Cricket Australia’s latest idea has been a disaster

Date: October 9, 2015 / Posted by Glenn Mitchell

CACricket Australia thought it would be a good idea to include a team of young men in this season’s Matador Cup.

The result has so far proven to be a chastening experience for those thrown into the fire.

In its first two matches in this season’s domestic 50-over competition the Cricket Australia XI has been blown off the paddock.

In its opening fixture against New South Wales at Bankstown Oval the CA XI conceded 3-338 before being dismissed for 59 in the 25th over – a 279-run defeat.

Game two provided more of the same.

Sent in by Victoria at Hurstville Oval, the CA XI was shot out for 79 in the 28th over.

The Bushrangers lost one wicket in running down the total in the 12th over, achieving victory with 233 balls remaining in its innings.

In the loss to the Blues, South Australian Alex Gregory made 23, the only batsman to make double figures.

Three batsmen reached double figures against Victoria.

Through 61 overs the CA XI bowlers have gone for an average of 6.9 runs per over and captured just four wickets.

The idea behind the launch of a seventh team into the competition was to broaden the player base and provide experience to young players who missed out on selection in their own state squads.

The reality has shown it to be akin to Christians being sent into action against the lions.

For the likes of Mitchell Starc (6-25) and James Pattinson (4-18) it has been a glorified net session as they dismantled the opposition batting with the same ease as flicking a piece a lint off their uniform.

It is one thing to select a group of young men with the idea of providing them with experience.

It is another altogether to simply throw them to the wolves.

One of the major flaws in the concept is the fact there are no wise old heads on the field to guide the up and comers.

Each year a Prime Minister’s XI is selected to play an international touring team at Manuka Oval in the nation’s capital.

Most of that team comprises young men who have been identified by the selectors as having a possible international future.

In January this year the PM’s XI took on England with Chris Rogers at the helm.

In recent times the likes of Michael Hussey and Justin Langer have skippered the side after their state one-day careers had ended.

The CA XI has no such experience at the top.

The current skipper is 22-year-old West Australian William Bosisto, a former national under-19 captain.

Prior to this current tournament he had played a solitary one-dayer for WA and that was three years ago.

He has now played three games – the last two as captain where he has gone head-to-head with Matthew Wade (a veteran of 109 List A games including 53 ODIs) and a bloke named Steve Smith.

Neither showed the youngsters any favours.
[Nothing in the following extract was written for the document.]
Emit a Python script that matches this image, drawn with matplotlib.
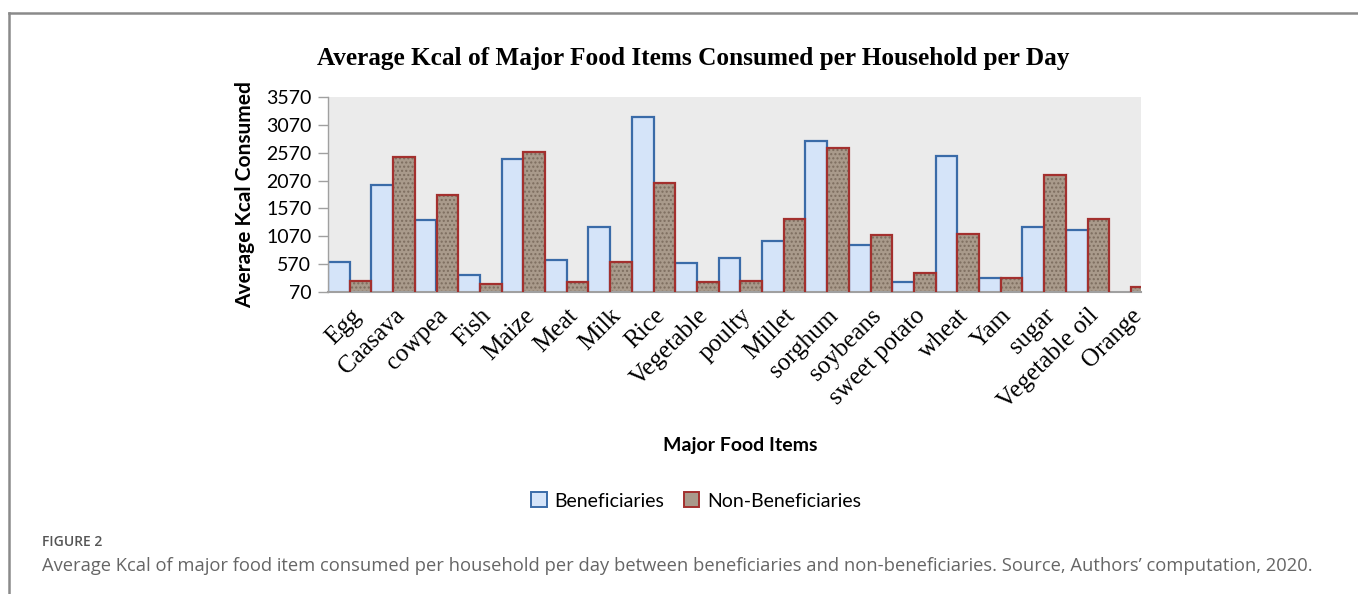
import matplotlib
matplotlib.use("Agg")
import matplotlib.pyplot as plt
from matplotlib.patches import Patch
from matplotlib.lines import Line2D
import numpy as np

categories = ["Egg", "Caasava", "cowpea", "Fish", "Maize", "Meat", "Milk", "Rice",
              "Vegetable", "poulty", "Millet", "sorghum", "soybeans", "sweet potato",
              "wheat", "Yam", "sugar", "Vegetable oil", "Orange"]
beneficiaries = [611, 1996, 1370, 384, 2453, 642, 1243, 3205, 593, 684, 985, 2778,
                 918, 245, 2507, 323, 1243, 1189, 0]
non_beneficiaries = [263, 2489, 1810, 221, 2586, 245, 606, 2032, 245, 269, 1382, 2658,
                     1088, 407, 1111, 323, 2171, 1388, 165]
yticks = [70, 570, 1070, 1570, 2070, 2570, 3070, 3570]

W, H = 1358, 594
fig = plt.figure(figsize=(W / 100, H / 100), dpi=100)
fig.patch.set_facecolor("white")

ax = fig.add_axes([328 / W, 1 - 292 / H, (1141 - 328) / W, (292 - 97) / H])
ax.set_facecolor("#EBEBEB")

x = np.arange(len(categories))
bw = 0.5
b_face, b_edge = "#D5E4F9", "#3A6BA8"
n_face, n_hatch, n_edge = "#A99A8B", "#7D6D5F", "#A3302E"

ax.bar(x - bw / 2, beneficiaries, width=bw, color=b_face, edgecolor=b_edge,
       linewidth=1.6, zorder=2)
ax.bar(x + bw / 2, non_beneficiaries, width=bw, color=n_face, edgecolor=n_hatch,
       linewidth=0, hatch="....", zorder=2)
ax.bar(x + bw / 2, non_beneficiaries, width=bw, color="none", edgecolor=n_edge,
       linewidth=1.6, zorder=3)

ax.set_ylim(70, 3570)
ax.set_xlim(-0.5, -0.5 + (1141 - 328) / 43.4)
ax.set_yticks(yticks)
ax.set_yticklabels([str(v) for v in yticks], fontfamily="Lato", fontsize=14)
ax.tick_params(axis="y", length=7, width=1, color="#A0A0A0", pad=5)
ax.set_xticks(x)
ax.set_xticklabels(categories, rotation=45, ha="right", va="top",
                   rotation_mode="anchor", fontfamily="Liberation Serif",
                   fontsize=18)
ax.tick_params(axis="x", length=0, pad=9)
for s in ("top", "right"):
    ax.spines[s].set_visible(False)
ax.spines["left"].set_color("#A0A0A0")
ax.spines["bottom"].set_color("#A0A0A0")
ax.spines["bottom"].set_linewidth(1.5)
ax.spines["left"].set_linewidth(1.0)

ax.set_ylabel("Average Kcal Consumed", fontfamily="Lato", fontweight="bold",
              fontsize=15, labelpad=8)

fig.text(693 / W, 1 - 58 / H,
         "Average Kcal of Major Food Items Consumed per Household per Day",
         ha="center", va="center", fontfamily="Liberation Serif",
         fontweight="bold", fontsize=18.2)

fig.text(740 / W, 1 - 445 / H, "Major Food Items", ha="center", va="center",
         fontfamily="Lato", fontweight="bold", fontsize=14)

handles = [Patch(facecolor=b_face, edgecolor=b_edge, linewidth=1.4),
           Patch(facecolor=n_face, edgecolor=n_edge, linewidth=1.4)]
leg = fig.legend(handles, ["Beneficiaries", "Non-Beneficiaries"],
                 loc="center", bbox_to_anchor=(696 / W, 1 - 501 / H), ncol=2,
                 frameon=False, handlelength=0.8, handleheight=0.8,
                 handletextpad=0.4, columnspacing=1.0,
                 prop={"family": "Lato", "size": 14})

fig.text(42 / W, 1 - 542 / H, "FIGURE 2", ha="left", va="center",
         fontfamily="Open Sans", fontweight="semibold", fontsize=10,
         color="#555555")
fig.text(42 / W, 1 - 566 / H,
         "Average Kcal of major food item consumed per household per day between "
         "beneficiaries and non-beneficiaries. Source, Authors\u2019 computation, 2020.",
         ha="left", va="center", fontfamily="Open Sans", fontsize=13.2,
         color="#666666")

# card border (left and top)
fig.add_artist(Line2D([9 / W, 9 / W], [0, 1 - 13 / H], transform=fig.transFigure,
                      color="#8A8A8A", linewidth=1.8))
fig.add_artist(Line2D([9 / W, 1], [1 - 13 / H, 1 - 13 / H], transform=fig.transFigure,
                      color="#8A8A8A", linewidth=1.8))

fig.savefig("out.png", dpi=100, facecolor="white")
One wonders what solace Bosisto and his teammates can take from being handed such hammerings.

Surely it is doing little for their future.

In fact, in some cases it may be doing irreparable damage.

Rogers, who has not been part of the Bushranger’s one-day line-up, would have been an ideal choice to lead the CA XI given his vast experience.

He has this week signed on to captain Somerset next year in the English county competition.

The cancelation of the Bangladesh tour has seen a trickledown effect at State level.

So much so that a player like Mark Cosgrove – a man with ODI experience and 119 first-class matches behind him – cannot find a spot in the South Australian team.

His experience would be invaluable in the CA XI.

The same for 34-year-old Ben Rohrer who has been squeezed out of the New South Wales line-up by the return of the internationals.

It can only be hoped that should CA continue to back this latest innovation it provides a little more steel to its XI otherwise it is largely a futile exercise.